**DATA SECTION:**
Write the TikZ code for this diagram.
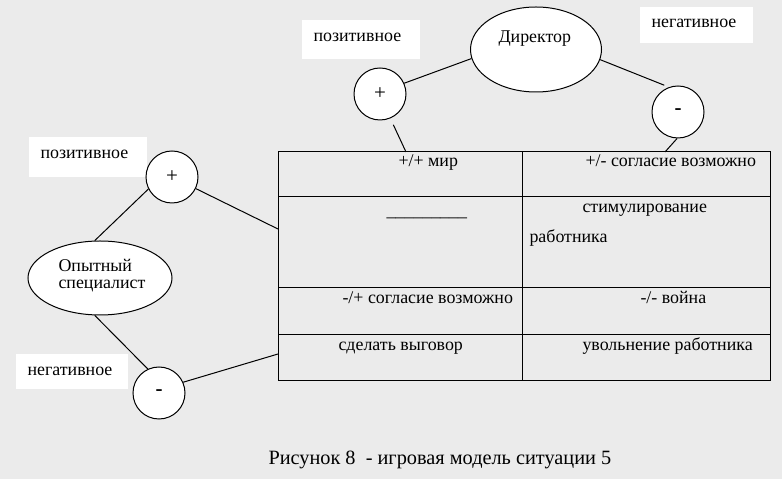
\documentclass[tikz,border=0pt]{standalone}
\usepackage{fontspec}
\setmainfont{Liberation Serif}
\usetikzlibrary{shapes.geometric}
\definecolor{bg}{RGB}{235,235,235}
\tikzset{
  txt/.style={inner sep=0pt, anchor=base west, font=\fontsize{17.9}{20}\selectfont},
  pm/.style={circle, draw, fill=white, minimum size=52pt, inner sep=0pt, font=\fontsize{21}{22}\selectfont},
  oval/.style={ellipse, draw, fill=white, inner sep=0pt},
  lab/.style={fill=white, inner sep=0pt},
}
\begin{document}
\begin{tikzpicture}[x=1pt,y=1pt, line width=1pt]
\useasboundingbox[fill=bg] (0,0) rectangle (782,479);
% white label boxes
\node[lab, minimum width=118pt, minimum height=39pt] (lbtp) at (361,439.5) {};
\node[lab, minimum width=113pt, minimum height=36pt] (lbtn) at (696.5,454) {};
\node[lab, minimum width=118pt, minimum height=40pt] (lblp) at (88,322) {};
\node[lab, minimum width=112pt, minimum height=35pt] (lbln) at (72,107.5) {};
\node[txt] (tp) at (313,437) {позитивное};
\node[txt] (tn) at (651,451) {негативное};
\node[txt] (lp) at (40,320) {позитивное};
\node[txt] (ln) at (27,103) {негативное};
% table
\node[draw, minimum width=492pt, minimum height=229pt, inner sep=0pt] (tbl) at (524,212.5) {};
\coordinate (r1w) at (278,282); \coordinate (r1e) at (770,282);
\coordinate (r2w) at (278,191); \coordinate (r2e) at (770,191);
\coordinate (r3w) at (278,144); \coordinate (r3e) at (770,144);
\coordinate (cn) at (522,327); \coordinate (cs) at (522,98);
\draw (r1w) -- (r1e); \draw (r2w) -- (r2e); \draw (r3w) -- (r3e); \draw (cn) -- (cs);
\node[txt] (c11) at (398,312) {+/+ мир};
\node[txt] (c12) at (585,312) {+/- согласие возможно};
\node[txt] (c21) at (386,262) {\_\_\_\_\_\_\_\_\_};
\node[txt] (c22a) at (582,266) {стимулирование};
\node[txt] (c22b) at (529,236) {работника};
\node[txt] (c31) at (342,175) {-/+ согласие возможно};
\node[txt] (c32) at (640,175) {-/- война};
\node[txt] (c41) at (338,128) {сделать выговор};
\node[txt] (c42) at (582,128) {увольнение работника};
% actors
\node[oval, minimum width=131pt, minimum height=85pt] (dir) at (536,429.5) {};
\node[txt] (dirt) at (498,436) {Директор};
\node[oval, minimum width=144pt, minimum height=74pt] (spec) at (100,201) {};
\node[txt] (spect1) at (58,207) {Опытный};
\node[txt] (spect2) at (58,190) {специалист};
% plus / minus circles
\node[pm] (pT) at (380,385) {+};
\node[pm] (mT) at (678,367) {\textbf{-}};
\node[pm] (pL) at (172,302) {+};
\node[pm] (mL) at (159,86) {\textbf{-}};
% connectors
\coordinate (t1) at (406,327);
\coordinate (t2) at (665,327);
\coordinate (t3) at (278,250);
\coordinate (t4) at (278,125);
\draw (dir.188.7) -- (pT.24);
\draw[shorten >=5pt] (dir.-9.5) -- (mT.110.8);
\draw[shorten <=7pt] (pT.-67) -- (t1);
\draw (mT.-92) -- (t2);
\draw (spec.98) -- (pL.207.5);
\draw (pL.-26.6) -- (t3);
\draw (spec.262.7) -- (mL.115.6);
\draw (mL.24.8) -- (t4);
% caption
\node[txt, font=\fontsize{20.3}{22}\selectfont] (cap) at (268,14) {Рисунок 8\ \ - игровая модель ситуации 5};
\end{tikzpicture}
\end{document}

**DIRECTION:** Take the listing above and restate it word for word, without its pictures.

**THE SOLUTION:**
Write the TikZ code for this diagram.
\documentclass[tikz,border=0pt]{standalone}
\usepackage{fontspec}
\setmainfont{Liberation Serif}
\usetikzlibrary{shapes.geometric}
\definecolor{bg}{RGB}{235,235,235}
\tikzset{
  txt/.style={inner sep=0pt, anchor=base west, font=\fontsize{17.9}{20}\selectfont},
  pm/.style={circle, draw, fill=white, minimum size=52pt, inner sep=0pt, font=\fontsize{21}{22}\selectfont},
  oval/.style={ellipse, draw, fill=white, inner sep=0pt},
  lab/.style={fill=white, inner sep=0pt},
}
\begin{document}
\begin{tikzpicture}[x=1pt,y=1pt, line width=1pt]
\useasboundingbox[fill=bg] (0,0) rectangle (782,479);
% white label boxes
\node[lab, minimum width=118pt, minimum height=39pt] (lbtp) at (361,439.5) {};
\node[lab, minimum width=113pt, minimum height=36pt] (lbtn) at (696.5,454) {};
\node[lab, minimum width=118pt, minimum height=40pt] (lblp) at (88,322) {};
\node[lab, minimum width=112pt, minimum height=35pt] (lbln) at (72,107.5) {};
\node[txt] (tp) at (313,437) {позитивное};
\node[txt] (tn) at (651,451) {негативное};
\node[txt] (lp) at (40,320) {позитивное};
\node[txt] (ln) at (27,103) {негативное};
% table
\node[draw, minimum width=492pt, minimum height=229pt, inner sep=0pt] (tbl) at (524,212.5) {};
\coordinate (r1w) at (278,282); \coordinate (r1e) at (770,282);
\coordinate (r2w) at (278,191); \coordinate (r2e) at (770,191);
\coordinate (r3w) at (278,144); \coordinate (r3e) at (770,144);
\coordinate (cn) at (522,327); \coordinate (cs) at (522,98);
\draw (r1w) -- (r1e); \draw (r2w) -- (r2e); \draw (r3w) -- (r3e); \draw (cn) -- (cs);
\node[txt] (c11) at (398,312) {+/+ мир};
\node[txt] (c12) at (585,312) {+/- согласие возможно};
\node[txt] (c21) at (386,262) {\_\_\_\_\_\_\_\_\_};
\node[txt] (c22a) at (582,266) {стимулирование};
\node[txt] (c22b) at (529,236) {работника};
\node[txt] (c31) at (342,175) {-/+ согласие возможно};
\node[txt] (c32) at (640,175) {-/- война};
\node[txt] (c41) at (338,128) {сделать выговор};
\node[txt] (c42) at (582,128) {увольнение работника};
% actors
\node[oval, minimum width=131pt, minimum height=85pt] (dir) at (536,429.5) {};
\node[txt] (dirt) at (498,436) {Директор};
\node[oval, minimum width=144pt, minimum height=74pt] (spec) at (100,201) {};
\node[txt] (spect1) at (58,207) {Опытный};
\node[txt] (spect2) at (58,190) {специалист};
% plus / minus circles
\node[pm] (pT) at (380,385) {+};
\node[pm] (mT) at (678,367) {\textbf{-}};
\node[pm] (pL) at (172,302) {+};
\node[pm] (mL) at (159,86) {\textbf{-}};
% connectors
\coordinate (t1) at (406,327);
\coordinate (t2) at (665,327);
\coordinate (t3) at (278,250);
\coordinate (t4) at (278,125);
\draw (dir.188.7) -- (pT.24);
\draw[shorten >=5pt] (dir.-9.5) -- (mT.110.8);
\draw[shorten <=7pt] (pT.-67) -- (t1);
\draw (mT.-92) -- (t2);
\draw (spec.98) -- (pL.207.5);
\draw (pL.-26.6) -- (t3);
\draw (spec.262.7) -- (mL.115.6);
\draw (mL.24.8) -- (t4);
% caption
\node[txt, font=\fontsize{20.3}{22}\selectfont] (cap) at (268,14) {Рисунок 8\ \ - игровая модель ситуации 5};
\end{tikzpicture}
\end{document}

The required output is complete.